British Army officer James Fitzgibbon (1780-1863) improved my childhood considerably. His old house located at the corner of Midland and Eglinton avenues was the source of many a ghost story. The intriguing and mysterious wooden building nestled in a tiny forest of overgrowth provided endless musing and outrageous imaginings—and that was before I learned that Fitzgibbon had been a hero in the War of 1812 and was the man responsible for actually listening to the appeals of a woman—Laura Secord—consequently helping to mobilize 400 Mohawk and Odawa allies in defeating the Americans. His ramshackle cabin was an appealing counterpoint to the rows of modern suburban brick structures.
The quaint old historic home is gone—replaced by a couple of cheap monster houses with no particular architectural attraction. The Fitzgibbon house remains only as a name on the City of Toronto’s list of lost historic sites. Soon, I fear, to be added to this sadly very long list will be the shrine to this nation’s favorite sport—Maple Leaf Gardens.
For about 10 years the Gardens has sat quietly waiting for reoccupation like a huge concrete castle whose occupants have left to do battle on some foreign territory. At one time the University of Toronto hosted a display of architectural concepts of possible uses for the building. The most inspiring was a giant community centre that maintained the skating surface and incorporated layers of multi-use space where former corporations once hosted the wealthiest fans. Since then the controlling interests have vacillated between how much needs to be done to transform the building into a grocery store or whether it should come down completely. I have nothing against eggplants, tinned soup or bread wrapped in plastic, I just question whether destroying another historically significant structure to provide said items is worth the trade-off. Of course, sentiment cannot be the guiding rule in every case of historical preservation or we would all be sleeping on wooden pallets and straw stuffed mattresses. However, for a city and nation so proud of its hockey heritage and lore, the loss of the Gardens seems a travesty.
Perhaps greater minds need to be consulted for possible solutions to the empty Gardens dilemma. Could not the university step in somehow? Could we not hold the biggest lectures ever in the stadium that once hosted the Beatles, Elvis and the famous home-grown wrestling hero Whipper Billy Watson? Could we not at the very least contribute some of our intellect to devise ways to utilize this notable space?
I am not suggesting for a minute that we redirect scarce resources towards saving a building that has no direct bearing on the life of our institution.
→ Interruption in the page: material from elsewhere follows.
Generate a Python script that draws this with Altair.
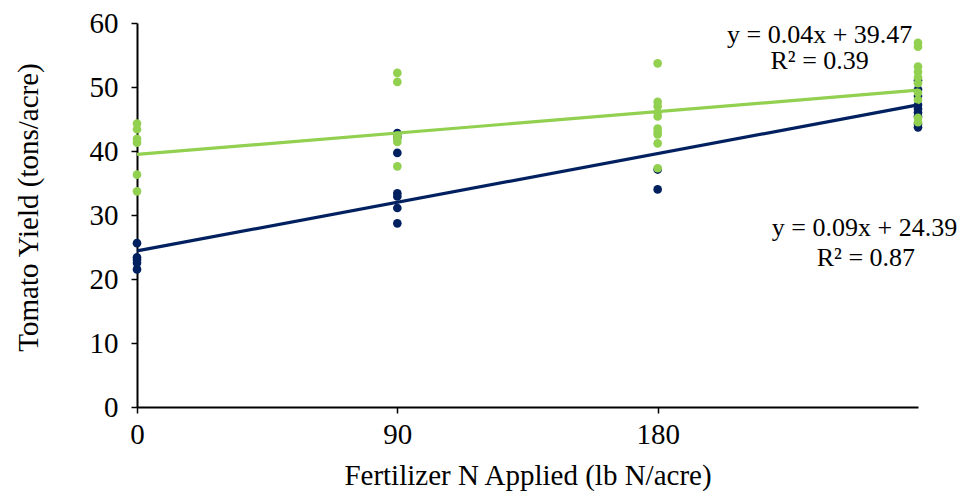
import altair as alt
import pandas as pd

# ---- data ----
navy_x = [0, 0, 0, 0, 0,
          90, 90, 90, 90, 90, 90, 90,
          180, 180,
          270, 270, 270, 270, 270, 270, 270, 270, 270]
navy_y = [25.6, 23.4, 23.0, 22.5, 21.5,
          42.8, 42.2, 39.7, 33.4, 32.9, 31.1, 28.7,
          34.0, 37.1,
          51.0, 49.6, 48.6, 47.2, 46.6, 46.0, 45.4, 44.2, 43.7]

green_x = [0, 0, 0, 0, 0, 0,
           90, 90, 90, 90, 90, 90,
           180, 180, 180, 180, 180, 180, 180, 180, 180, 180,
           270, 270, 270, 270, 270, 270, 270, 270, 270, 270]
green_y = [44.3, 43.4, 41.9, 41.3, 36.3, 33.7,
           52.2, 50.8, 42.4, 41.9, 41.4, 37.6,
           53.7, 47.7, 47.0, 46.0, 45.4, 43.5, 43.0, 42.6, 41.2, 37.3,
           56.9, 56.3, 53.2, 52.4, 51.5, 50.6, 49.1, 48.0, 45.2, 44.5]

fit_x = [0, 270]
navy_fit = [24.39, 47.2]
green_fit = [39.47, 49.5]

labels = ["y = 0.04x + 39.47", "R² = 0.39", "y = 0.09x + 24.39", "R² = 0.87"]
label_x = [236, 236, 251.5, 252.0]
label_y = [58.1, 54.0, 28.0, 23.3]

x_ticks = [0, 90, 180]
y_ticks = [0, 10, 20, 30, 40, 50, 60]

NAVY = "#002060"
GREEN = "#92D050"
FONT = "Liberation Serif"
FS_TXT = 26
FS_AX = 29

pts = pd.DataFrame({
    "x": navy_x + green_x,
    "y": navy_y + green_y,
    "series": ["navy"] * len(navy_x) + ["green"] * len(green_x),
    "ord": list(range(len(navy_x) + len(green_x))),
})
fits = pd.DataFrame({
    "x": fit_x + fit_x,
    "y": navy_fit + green_fit,
    "series": ["navy", "navy", "green", "green"],
})
txt = pd.DataFrame({"x": label_x, "y": label_y, "label": labels})

color = alt.Color("series:N", scale=alt.Scale(domain=["navy", "green"], range=[NAVY, GREEN]), legend=None)
xs = alt.Scale(domain=[0, 270], nice=False)
ys = alt.Scale(domain=[0, 60], nice=False)

xenc = alt.X("x:Q", scale=xs, axis=alt.Axis(values=x_ticks, title="Fertilizer N Applied (lb N/acre)",
                                            labelPadding=7, format="d", labelFlush=False,
                                            titleBaseline="alphabetic", titleY=77))
yenc = alt.Y("y:Q", scale=ys, axis=alt.Axis(values=y_ticks, title="Tomato Yield (tons/acre)",
                                            labelPadding=13, titlePadding=46, titleY=184))

points = alt.Chart(pts).mark_circle(size=75, opacity=1).encode(
    x=xenc, y=yenc, color=color, order="ord:Q")

lines = alt.Chart(fits).mark_line(strokeWidth=3.2).encode(
    x=alt.X("x:Q", scale=xs), y=alt.Y("y:Q", scale=ys), color=color, detail="series:N")

texts = alt.Chart(txt).mark_text(font=FONT, fontSize=FS_TXT, color="black", align="center", baseline="middle").encode(
    x=alt.X("x:Q", scale=xs), y=alt.Y("y:Q", scale=ys), text="label:N")

chart = alt.layer(points, lines, texts).properties(
    width=781, height=384,
    padding={"left": 129, "top": 15, "right": 40, "bottom": 84},
    autosize=alt.AutoSizeParams(type="none"),
).configure_view(stroke=None).configure_axis(
    grid=False, domainColor="black", domainWidth=2, tickColor="black", tickWidth=1.5, tickSize=6,
    labelFont=FONT, labelFontSize=FS_AX, labelColor="black",
    titleFont=FONT, titleFontSize=FS_AX, titleFontWeight="normal", titleColor="black",
)

chart.save("out.html", embed_options={"renderer": "svg", "actions": False})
Although my guess is that if you asked many of the local faculty and staff, many stories would emerge of memories and moments that would be considerably altered if the Gardens disappeared.
The grand old lady is still standing and her future is still alterable. I was inside her when she was alive with fans and heroes. I took my daughter to her first-ever hockey game there and the ticket collector asked her, “Is this your first game?” She nodded and the gentleman gave her the ticket intact and said, “Save this as a keepsake.” It isn’t just the paper ticket that is memorable but also the moment. I never had the pleasure of going inside the Fitzgibbon house but I wish I had. And as much as I loathe seeing those monster homes where the historic building once stood I am more loath to think of a rubble pile or a grocery aisle where the Maple Leaf Gardens once stood.